L’effet pourrait être particulièrement pervers dans l’élevage, appelé à être abandonné par les petites fermes qui n’auraient même plus le droit d’acheter du fourrage à une exploitation voisine. L’élevage n’est jamais anodin pour l’environnement, mais ce cas de figure risquerait d’accélérer la concentration de la production de viande dans des mégafermes comme celle de Coffrane (NE). Ces grandes exploitations pourraient continuer à utiliser des antibiotiques comme elles le font aujourd’hui, tout comme le reste de l’agriculture mondiale, dont les produits seraient encore autorisés à la vente en Suisse.

Un oui le 13 juin prochain enverrait un signal fort pour l’arrêt des pratiques les plus polluantes et malsaines en agriculture. Mais les mesures affecteraient disproportionnellement les petit·e·s paysan·ne·s : ceux·celles-ci sont parfois endetté·e·s jusqu’au cou, encourrent en conséquence un risque de suicide 37 % plus élevé que le reste de la population (RTS, 12.11.18) et subsistent déjà grâce à des aides très vagues et incertaines. Cette situation nous pousse à inviter nos camarades, sympathisant·e·s et lecteurs·trices à peser les pour et les contre par elles·eux-mêmes. SolidaritéS ne donne pas de consigne de vote.

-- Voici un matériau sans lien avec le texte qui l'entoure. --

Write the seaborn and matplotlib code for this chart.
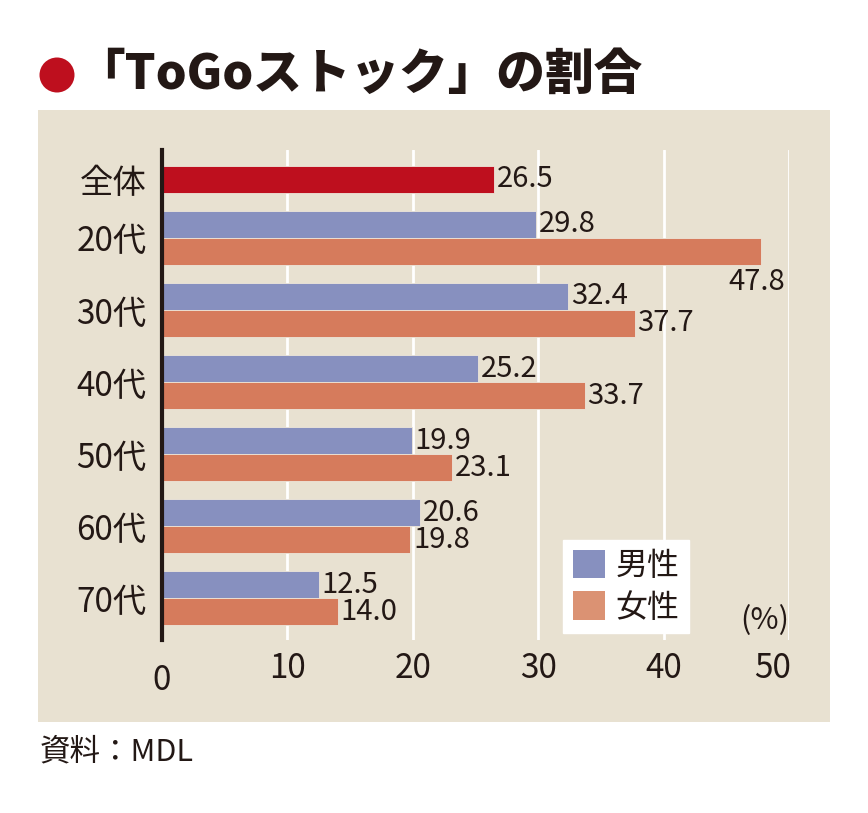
import numpy as np
import pandas as pd
import seaborn as sns
import matplotlib.pyplot as plt
from matplotlib.patches import Rectangle, Circle, Patch
from matplotlib.transforms import ScaledTranslation

# ---- data ----
categories = ['20代', '30代', '40代', '50代', '60代', '70代']
male = [29.8, 32.4, 25.2, 19.9, 20.6, 12.5]
female = [47.8, 37.7, 33.7, 23.1, 19.8, 14.0]
total_label = '全体'
total_value = 26.5
series_names = ['全体', '男性', '女性']
x_ticks = [0, 10, 20, 30, 40, 50]

sns.set_theme(style='white')
plt.rcParams['font.family'] = ['Noto Sans CJK JP', 'DejaVu Sans']

TEXT = '#231815'
BG = '#E8E1D1'
RED = '#BE0F1E'
BLUE = '#8790BF'
ORANGE = '#D67B5C'
ORANGE_LEG = '#DB9273'

half = 0.1875
rows = [dict(label=total_label, series=series_names[0], value=total_value, pos=half)]
for i, (c, m, f) in enumerate(zip(categories, male, female), start=1):
    rows.append(dict(label=c, series=series_names[1], value=m, pos=i - half))
    rows.append(dict(label=c, series=series_names[2], value=f, pos=i + half))
df = pd.DataFrame(rows)

W, H = 868, 813
fig = plt.figure(figsize=(W / 100, H / 100), dpi=100)
fig.patches.append(Rectangle((38 / W, 1 - 722 / H), 792 / W, 612 / H,
                             transform=fig.transFigure, facecolor=BG,
                             edgecolor='none', zorder=-1))
fig.patches.append(Circle((57 / 100, (H - 75) / 100), 0.175,
                          transform=fig.dpi_scale_trans, facecolor=RED,
                          edgecolor='none', zorder=2))

ax = fig.add_axes([162 / W, 1 - 640 / H, 627 / W, 490 / H])
ax.set_facecolor('none')

sns.barplot(data=df, x='value', y='pos', hue='series', orient='h',
            native_scale=True, dodge=False, width=1.0,
            palette={'全体': RED, '男性': BLUE, '女性': ORANGE},
            saturation=1, errorbar=None, legend=False, ax=ax,
            edgecolor='#EDE6DA', linewidth=0.6)

ax.set_xlim(0, 50)
ax.set_ylim(6.58, -0.22)
ax.set_xlabel('')
ax.set_ylabel('')

ax.set_yticks([half] + list(range(1, len(categories) + 1)))
ax.set_yticklabels([total_label] + categories)
ax.set_xticks(x_ticks)
ax.set_xticklabels([str(t) for t in x_ticks])
ax.tick_params(axis='y', length=0, pad=11, labelsize=24, labelcolor=TEXT)
ax.tick_params(axis='x', length=0, pad=8, labelsize=24, labelcolor=TEXT)

ax.xaxis.grid(True, color='white', lw=2)
ax.yaxis.grid(False)
ax.set_axisbelow(True)
for s in ['top', 'right', 'bottom']:
    ax.spines[s].set_visible(False)
ax.spines['left'].set_color(TEXT)
ax.spines['left'].set_linewidth(3)

xl = ax.get_xticklabels()
xl[0].set_transform(xl[0].get_transform() + ScaledTranslation(0, -0.12, fig.dpi_scale_trans))
xl[-1].set_transform(xl[-1].get_transform() + ScaledTranslation(-0.16, 0, fig.dpi_scale_trans))

# value labels
for _, r in df.iterrows():
    v = r['value']
    if v > 45:
        ax.annotate(f'{v:.1f}', xy=(v, r['pos']), xytext=(17, -22),
                    textcoords='offset points', ha='right', va='center',
                    fontsize=21, color=TEXT)
    else:
        ax.annotate(f'{v:.1f}', xy=(v, r['pos']), xytext=(2, 0),
                    textcoords='offset points', ha='left', va='center',
                    fontsize=21, color=TEXT)

ax.annotate('(%)', xy=(1, 0), xycoords='axes fraction', xytext=(0, 3),
            textcoords='offset points', ha='right', va='bottom',
            fontsize=22, color=TEXT)

handles = [Patch(facecolor=BLUE, edgecolor='none', label='男性'),
           Patch(facecolor=ORANGE_LEG, edgecolor='none', label='女性')]
leg = fig.legend(handles=handles, loc='upper left',
                 bbox_to_anchor=(563 / W, 1 - 540 / H), bbox_transform=fig.transFigure,
                 frameon=True, fancybox=False, framealpha=1, edgecolor='white',
                 facecolor='white', fontsize=23, handlelength=1.0, handleheight=1.0,
                 labelspacing=0.3, handletextpad=0.35, borderpad=0.3, borderaxespad=0)
for t in leg.get_texts():
    t.set_color(TEXT)

fig.text(76 / W, 1 - 75 / H, '「ToGoストック」の割合', fontsize=35,
         fontweight='black', va='center', ha='left', color=TEXT)
fig.text(40 / W, 1 - 752 / H, '資料：MDL', fontsize=22, va='center',
         ha='left', color=TEXT)

fig.savefig('out.png', dpi=100, facecolor='white')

Interdire les pesticides, mais préserver les familles paysannes

L’autre initiative, celle contre les pesticides de synthèse, vise à interdire généralement l’utilisation de ces produits, ainsi que l’importation de denrées produites en utilisant ces pesticides. L’interdiction est claire et cohérente en ce sens, et ne concerne pas que l’agriculture. En revanche, elle n’inclut pas de mesures de contrôle des prix, de lutte contre le gaspillage alimentaire (la grande distribution pourra toujours contribuer au gaspillage annuel de 2 600 000 tonnes d’aliments en Suisse, en jetant par exemple ses légumes biscornus), ni d’autres mesures sociales pour compenser la baisse de productivité des exploitations (revalorisation des salaires, refus du libre-échange, etc.) et les risques plus grands de destruction des cultures. En ce sens, elle se rapproche d’un projet du genre des taxes sur le carburant, en incluant cependant un délai de 10 ans pour la transition.

Ces problèmes viennent s’ajouter à ceux concernant l’initiative pour l’eau potable et la question divise profondément le monde agricole. Cela étant, nous ne pouvons pas oublier que les pesticides de synthèse sont des poisons, manipulés par des travailleurs·euses agricoles intérimaires, précaires ou des petits exploitant·e·s, et que ces pesticides ont des impacts très nocifs sur la santé, en augmentant dramatiquement les risques de cancer, d’infertilité ou de malformations.

Il n’y a pas de choix parfait sur ces deux initiatives. Mais tandis que l’initiative pour une eau potable n’empêcherait pas la pollution par les pesticides, en laissant les grosses exploitations les utiliser, l’initiative contre les pesticides de synthèse aurait des chances de faire la différence. solidaritéS vous invite à accepter cette initiative, pour lancer un signal fort et pouvoir lutter aux côtés des paysan·ne·s pour des mesures d’accompagnement nécessaires à une agriculture écologique et sociale.